The president, speaking to the media ahead of a cabinet meeting, was asked about Lt Col Alexander Vindman, a national security council expert who was testifying to the House impeachment hearings on the 25 July phone call between Mr Trump and his Ukrainian counterpart which sparked the probe.
Lt Col Vindman was listening to the call, in which Mr Trump appeared to pressure Volodymyr Zelenksy into starting investigations into his political opponents in return for releasing US military aid.
The Iraq War veteran was wearing his military uniform at the hearing and at one point insisted on being addressed as Lt Col Vindman after Republican congressman Devin Nunes called him Mr Vindman.
Mr Trump, appearing in public for the first time since an unscheduled medical visit at the weekend, mispronounced the military veteran’s name and mocked him for wearing his uniform.

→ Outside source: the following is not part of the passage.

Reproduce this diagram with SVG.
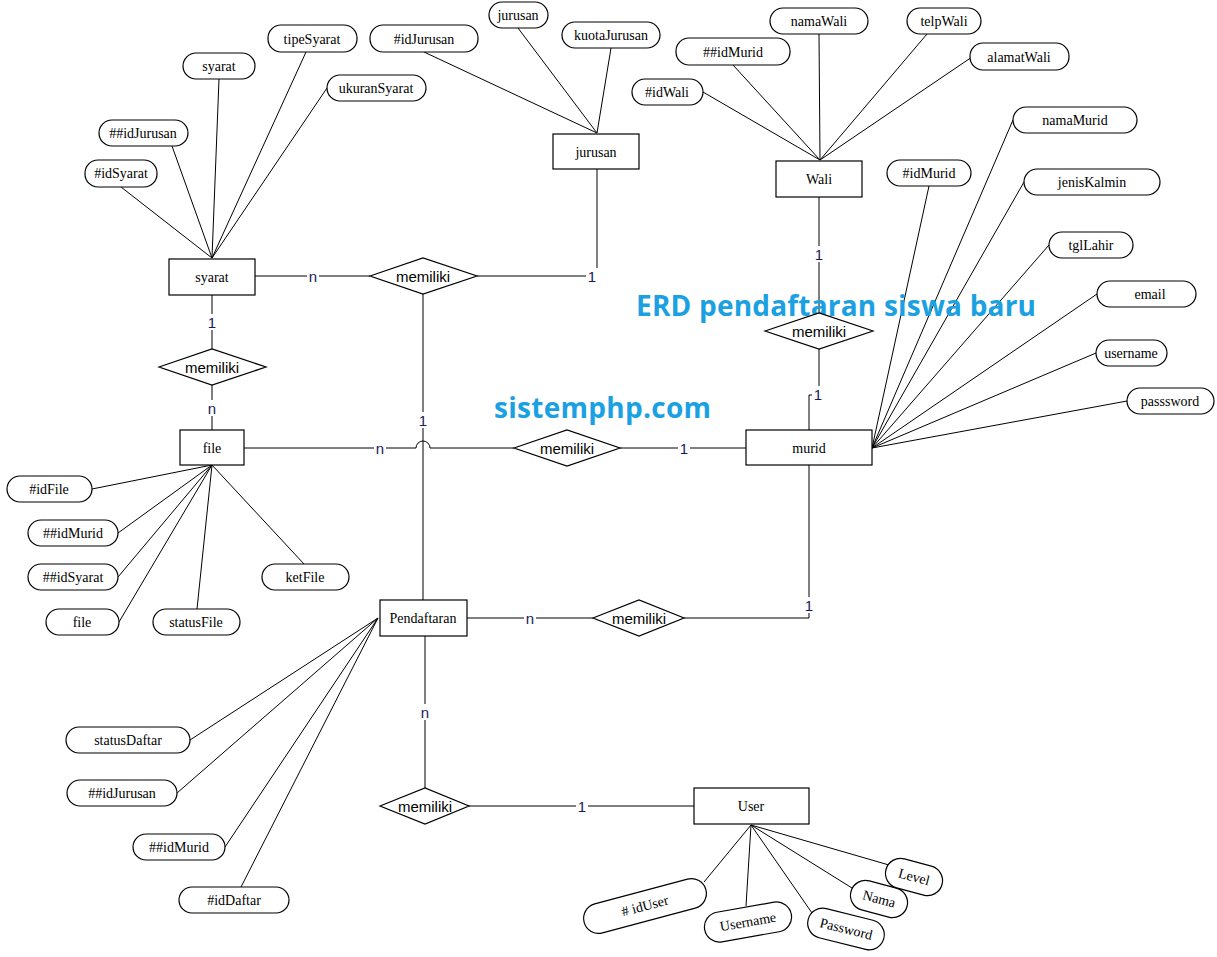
<svg xmlns="http://www.w3.org/2000/svg" width="1217" height="957" viewBox="0 0 1217 957">
<style>
.e{fill:#fff;stroke:#000;stroke-width:1.2}
.a{fill:#fff;stroke:#000;stroke-width:1.2}
.l{stroke:#000;stroke-width:1;fill:none}
.t{font-family:"Liberation Serif",serif;font-size:14px;text-anchor:middle;dominant-baseline:central}
.s{font-family:"Liberation Sans",sans-serif;font-size:15px;text-anchor:middle;dominant-baseline:central}
.c{font-family:"Liberation Sans",sans-serif;font-size:15px;text-anchor:middle;dominant-baseline:central;fill:#1a1a5a}
.h{font-family:"Open Sans","Liberation Sans",sans-serif;font-weight:bold;fill:#1ba1e2;font-size:28px}
</style>
<rect width="1217" height="957" fill="#fff"/>
<g id="connectors">
<path class="l" d="M212 258L121 187M212 258L172 146M212 258L219 79M212 258L306 52M212 258L327 88"/>
<path class="l" d="M597 133L424 52M597 133L518 28M597 133L611 48"/>
<path class="l" d="M820 160L703 92M820 160L733 65M820 160L819 34M820 160L927 34M820 160L972 57"/>
<path class="l" d="M872 448L929 186M872 448L1013 120M872 448L1024 182M872 448L1049 245M872 448L1097 294M872 448L1096 353M872 448L1127 401"/>
<path class="l" d="M212 465L92 489M212 465L118 533M212 465L118 577M212 465L119 622M212 465L197 609M212 465L304 564"/>
<path class="l" d="M378 618L190 740M378 618L177 793M378 618L225 847M378 618L241 887"/>
<path class="l" d="M751 825L704 882M751 825L746 906M751 825L812 913M751 825L852 888M751 825L889 865"/>
<path class="l" d="M255 276H370M477 276H597V169"/>
<path class="l" d="M423 294V600"/>
<path class="l" d="M212 295V349M212 385V430"/>
<path class="l" d="M244 448H416A7 7 0 0 1 430 448H514M620 448H746"/>
<path class="l" d="M819 197V313M819 349V395H809V430"/>
<path class="l" d="M809 465V618H684M467 618H593M425 636V788M469 806H694"/>
<g class="c">
<rect x="307" y="268" width="12" height="16" fill="#fff"/><text x="313" y="276">n</text>
<rect x="586" y="268" width="12" height="16" fill="#fff"/><text x="592" y="276">1</text>
<rect x="206" y="314" width="12" height="16" fill="#fff"/><text x="212" y="322">1</text>
<rect x="206" y="400" width="12" height="16" fill="#fff"/><text x="212" y="408">n</text>
<rect x="417" y="412" width="12" height="16" fill="#fff"/><text x="423" y="420">1</text>
<rect x="374" y="440" width="12" height="16" fill="#fff"/><text x="380" y="448">n</text>
<rect x="678" y="440" width="12" height="16" fill="#fff"/><text x="684" y="448">1</text>
<rect x="813" y="246" width="12" height="16" fill="#fff"/><text x="819" y="254">1</text>
<rect x="812" y="386" width="12" height="16" fill="#fff"/><text x="818" y="394">1</text>
<rect x="803" y="597" width="12" height="16" fill="#fff"/><text x="809" y="605">1</text>
<rect x="524" y="610" width="12" height="16" fill="#fff"/><text x="530" y="618">n</text>
<rect x="419" y="704" width="12" height="16" fill="#fff"/><text x="425" y="712">n</text>
<rect x="576" y="798" width="12" height="16" fill="#fff"/><text x="582" y="806">1</text>
</g>
</g>
<text class="h" x="636" y="316" textLength="400">ERD pendaftaran siswa baru</text>
<text class="h" x="494" y="418" textLength="217">sistemphp.com</text>
<g id="syarat"><rect class="e" x="169" y="259" width="86" height="36"/><text class="t" x="212" y="277">syarat</text></g>
<g id="jurusan"><rect class="e" x="553" y="134" width="86" height="35"/><text class="t" x="596" y="152">jurusan</text></g>
<g id="wali"><rect class="e" x="776" y="161" width="86" height="36"/><text class="t" x="819" y="179">Wali</text></g>
<g id="murid"><rect class="e" x="746" y="430" width="126" height="35"/><text class="t" x="809" y="448">murid</text></g>
<g id="file"><rect class="e" x="180" y="430" width="64" height="35"/><text class="t" x="212" y="448">file</text></g>
<g id="pendaftaran"><rect class="e" x="380" y="600" width="87" height="36"/><text class="t" x="423" y="618">Pendaftaran</text></g>
<g id="user"><rect class="e" x="694" y="788" width="115" height="36"/><text class="t" x="751" y="806">User</text></g>
<g id="rel1"><polygon class="e" points="370,276 423,258 477,276 423,294"/><text class="s" x="423" y="276">memiliki</text></g>
<g id="rel2"><polygon class="e" points="159,367 212,349 266,367 212,385"/><text class="s" x="212" y="367">memiliki</text></g>
<g id="rel3"><polygon class="e" points="765,331 819,313 873,331 819,349"/><text class="s" x="819" y="331">memiliki</text></g>
<g id="rel4"><polygon class="e" points="514,448 567,430 620,448 567,466"/><text class="s" x="567" y="448">memiliki</text></g>
<g id="rel5"><polygon class="e" points="593,618 639,600 684,618 639,636"/><text class="s" x="639" y="618">memiliki</text></g>
<g id="rel6"><polygon class="e" points="380,806 425,788 469,806 425,824"/><text class="s" x="425" y="806">memiliki</text></g>
<g id="attr-syarat">
<rect class="a" x="183" y="53" width="72" height="26" rx="13"/><text class="t" x="219" y="66">syarat</text>
<rect class="a" x="268" y="25" width="89" height="27" rx="13"/><text class="t" x="312" y="39">tipeSyarat</text>
<rect class="a" x="327" y="75" width="99" height="26" rx="13"/><text class="t" x="376" y="88">ukuranSyarat</text>
<rect class="a" x="99" y="120" width="89" height="26" rx="13"/><text class="t" x="143" y="133">##idJurusan</text>
<rect class="a" x="85" y="160" width="72" height="27" rx="13"/><text class="t" x="121" y="173">#idSyarat</text>
</g>
<g id="attr-jurusan">
<rect class="a" x="370" y="25" width="108" height="27" rx="13"/><text class="t" x="424" y="39">#idJurusan</text>
<rect class="a" x="489" y="2" width="59" height="26" rx="13"/><text class="t" x="518" y="15">jurusan</text>
<rect class="a" x="562" y="22" width="98" height="26" rx="13"/><text class="t" x="611" y="35">kuotaJurusan</text>
</g>
<g id="attr-wali">
<rect class="a" x="676" y="38" width="114" height="27" rx="13"/><text class="t" x="733" y="52">##idMurid</text>
<rect class="a" x="770" y="8" width="98" height="26" rx="13"/><text class="t" x="819" y="21">namaWali</text>
<rect class="a" x="907" y="8" width="74" height="26" rx="13"/><text class="t" x="944" y="21">telpWali</text>
<rect class="a" x="970" y="43" width="99" height="27" rx="13"/><text class="t" x="1019" y="57">alamatWali</text>
<rect class="a" x="632" y="79" width="71" height="26" rx="13"/><text class="t" x="667" y="92">#idWali</text>
</g>
<g id="attr-murid">
<rect class="a" x="887" y="160" width="84" height="26" rx="13"/><text class="t" x="929" y="173">#idMurid</text>
<rect class="a" x="1013" y="107" width="124" height="26" rx="13"/><text class="t" x="1075" y="120">namaMurid</text>
<rect class="a" x="1024" y="169" width="136" height="26" rx="13"/><text class="t" x="1092" y="182">jenisKalmin</text>
<rect class="a" x="1049" y="232" width="84" height="26" rx="13"/><text class="t" x="1091" y="245">tglLahir</text>
<rect class="a" x="1097" y="281" width="99" height="26" rx="13"/><text class="t" x="1150" y="294">email</text>
<rect class="a" x="1096" y="340" width="71" height="26" rx="13"/><text class="t" x="1131" y="353">username</text>
<rect class="a" x="1127" y="388" width="87" height="26" rx="13"/><text class="t" x="1170" y="401">passsword</text>
</g>
<g id="attr-file">
<rect class="a" x="7" y="476" width="85" height="26" rx="13"/><text class="t" x="49" y="489">#idFile</text>
<rect class="a" x="28" y="520" width="90" height="26" rx="13"/><text class="t" x="73" y="533">##idMurid</text>
<rect class="a" x="28" y="564" width="90" height="26" rx="13"/><text class="t" x="73" y="577">##idSyarat</text>
<rect class="a" x="46" y="609" width="73" height="26" rx="13"/><text class="t" x="82" y="622">file</text>
<rect class="a" x="153" y="609" width="87" height="26" rx="13"/><text class="t" x="196" y="622">statusFile</text>
<rect class="a" x="262" y="564" width="87" height="26" rx="13"/><text class="t" x="305" y="577">ketFile</text>
</g>
<g id="attr-pendaftaran">
<rect class="a" x="66" y="727" width="124" height="26" rx="13"/><text class="t" x="128" y="740">statusDaftar</text>
<rect class="a" x="67" y="780" width="110" height="26" rx="13"/><text class="t" x="122" y="793">##idJurusan</text>
<rect class="a" x="133" y="834" width="92" height="26" rx="13"/><text class="t" x="179" y="847">##idMurid</text>
<rect class="a" x="179" y="887" width="110" height="26" rx="13"/><text class="t" x="234" y="900">#idDaftar</text>
</g>
<g id="attr-user">
<g transform="translate(645,906) rotate(-15)"><rect class="a" x="-63" y="-15" width="126" height="30" rx="15"/><text class="t" x="0" y="0">#  idUser</text></g>
<g transform="translate(748,922) rotate(-10)"><rect class="a" x="-44" y="-15" width="88" height="30" rx="15"/><text class="t" x="0" y="0">Username</text></g>
<g transform="translate(846,929) rotate(14)"><rect class="a" x="-39" y="-15" width="78" height="30" rx="15"/><text class="t" x="0" y="0">Password</text></g>
<g transform="translate(879,899) rotate(15)"><rect class="a" x="-29" y="-15" width="58" height="30" rx="15"/><text class="t" x="0" y="0">Nama</text></g>
<g transform="translate(914,877) rotate(15)"><rect class="a" x="-29" y="-15" width="58" height="30" rx="15"/><text class="t" x="0" y="0">Level</text></g>
</g>
</svg>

He said: “I don’t know him. I don’t know, as he says, the ‘lieutenant colonel’. I understand that somebody had the misfortune of calling him ‘Mr’ and he corrected them.
“I never saw the man. I understand now he wears his uniform when he goes in. No, I don’t know Vind-e-man at all.”
He added: “What I do know is that even he said the transcript was correct, and if anybody reads the transcripts – I had two calls with the president of Ukraine who, by the way said there was no pressure whatsoever, there was no anything.”
Mr Trump has repeatedly described the 25 July phone call as “perfect” and urged people to read what he calls the “transcript”, which is actually a reconstructed memo.
However, while he says it clears him of any wrongdoing, the Democrats see it as one of their key pieces of evidence. Lt Col Vindman himself testified that he was concerned enough by the phone call that he contacted an intelligence official to share his worries.
Earlier, he had hit out at what he called “vile” attacks on his colleagues, apparently directing his comments at Mr Trump and his allies, who have tried to smear diplomats giving evidence at the hearings.
He said: “I want to state that the vile character attacks on these distinguished and honourable public servants is reprehensible.”
A military spokesman told ABC News: "A soldier performing duties in an official capacity will normally be in uniform."